The Triangle of Meaning
The triangle of meaning is a model of communication that indicates the relationship among a thought, symbol, and referent and highlights the indirect relationship between the symbol and referent. Ivor A. Richards and Charles K. Ogden, The Meaning of Meaning (London: Kegan, Paul, Trench, Tubner, 1923). As you can see in Figure 3.1 "Triangle of Meaning", the thought is the concept or idea a person references. The symbol is the word that represents the thought, and the referent is the object or idea to which the symbol refers. This model is useful for us as communicators because when we are aware of the indirect relationship between symbols and referents, we are aware of how common misunderstandings occur, as the following example illustrates: Jasper and Abby have been thinking about getting a new dog. So each of them is having a similar thought. They are each using the same symbol, the word dog, to communicate about their thought. Their referents, however, are different. Jasper is thinking about a small dog like a dachshund, and Abby is thinking about an Australian shepherd. Since the word dog doesn’t refer to one specific object in our reality, it is possible for them to have the same thought, and use the same symbol, but end up in an awkward moment when they get to the shelter and fall in love with their respective referents only to find out the other person didn’t have the same thing in mind.

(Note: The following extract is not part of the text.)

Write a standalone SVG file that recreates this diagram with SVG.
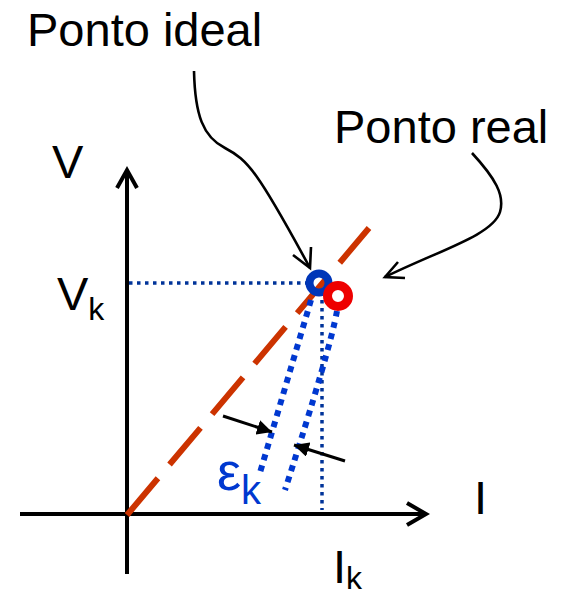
<svg xmlns="http://www.w3.org/2000/svg" width="568" height="596" viewBox="0 0 568 596">
<style>
  text { font-family: "Liberation Sans", Arial, sans-serif; fill: #000; }
  .lbl { font-size: 47px; }
  .sub { font-size: 32px; }
  .axis { stroke: #000; stroke-width: 4; fill: none; }
  .ptr { stroke: #000; stroke-width: 2.6; fill: none; }
  .thin { stroke: #003399; stroke-width: 3.5; stroke-dasharray: 3.5 4.5; fill: none; }
  .thick { stroke: #0038d0; stroke-width: 6; stroke-dasharray: 6 5.5; fill: none; }
  .blk { stroke: #000; stroke-width: 3; fill: none; }
</style>
<defs>
  <marker id="fill" viewBox="0 0 10 10" refX="10" refY="5" markerWidth="5" markerHeight="5" orient="auto" markerUnits="strokeWidth">
    <path d="M0,0 L10,5 L0,10 Z" fill="#000"/>
  </marker>
</defs>

<g id="axes">
  <line class="axis" x1="127" y1="170" x2="127" y2="574"/>
  <polyline class="axis" points="117,188 127,170 137,188"/>
  <line class="axis" x1="20" y1="514" x2="426" y2="514"/>
  <polyline class="axis" points="407,503 426,514 407,525"/>
</g>

<g id="ideal-line">
  <line x1="127" y1="515" x2="369" y2="228" stroke="#cc3300" stroke-width="6" stroke-dasharray="48 18"/>
</g>

<g id="connectors">
  <line class="thin" x1="129" y1="283" x2="308" y2="283"/>
  <line class="thin" x1="322" y1="292" x2="322" y2="510"/>
  <line class="thick" x1="311" y1="300" x2="259" y2="476"/>
  <path class="thick" d="M337,311 Q330,350 285,490"/>
  <line class="blk" x1="223" y1="416" x2="272" y2="432" marker-end="url(#fill)"/>
  <line class="blk" x1="345" y1="461" x2="294" y2="445" marker-end="url(#fill)"/>
  <path class="ptr" d="M194,71 C195,115 203,137 225,148 C248,160 258,172 310,268"/>
  <polyline class="ptr" points="293,255 310,268 311,247"/>
  <path class="ptr" d="M472,153 C495,178 505,195 500,212 C493,235 440,250 385,277"/>
  <polyline class="ptr" points="398,262 385,277 405,278"/>
</g>

<g id="ideal-point">
  <circle cx="319" cy="283" r="9.5" fill="none" stroke="#0036b8" stroke-width="8"/>
</g>
<g id="real-point">
  <circle cx="338" cy="296" r="10.5" fill="none" stroke="#ee0000" stroke-width="9"/>
</g>

<g id="labels">
  <text class="lbl" x="27" y="46">Ponto ideal</text>
  <text class="lbl" x="334" y="143">Ponto real</text>
  <text class="lbl" x="52" y="178">V</text>
  <text class="lbl" x="57" y="310">V<tspan class="sub" dy="10">k</tspan></text>
  <text class="lbl" x="474" y="514">I</text>
  <text class="lbl" x="333" y="583">I<tspan class="sub" dy="6">k</tspan></text>
  <text x="217" y="490" style="font-size:54px;fill:#0038d0">ε<tspan dy="14" style="font-size:40px">k</tspan></text>
</g>
</svg>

Figure 3.1 Triangle of Meaning
Source: Adapted from Ivor A. Richards and Charles K. Ogden, _The Meaning of Meaning (London: Kegan, Paul, Trench, Tubner, 1923)._
Being aware of this indirect relationship between symbol and referent, we can try to compensate for it by getting clarification. Some of what we learned in Chapter 2 "Communication and Perception", about perception checking, can be useful here. Abby might ask Jasper, “What kind of dog do you have in mind?” This question would allow Jasper to describe his referent, which would allow for more shared understanding. If Jasper responds, “Well, I like short-haired dogs. And we need a dog that will work well in an apartment,” then there’s still quite a range of referents. Abby could ask questions for clarification, like “Sounds like you’re saying that a smaller dog might be better. Is that right?” Getting to a place of shared understanding can be difficult, even when we define our symbols and describe our referents.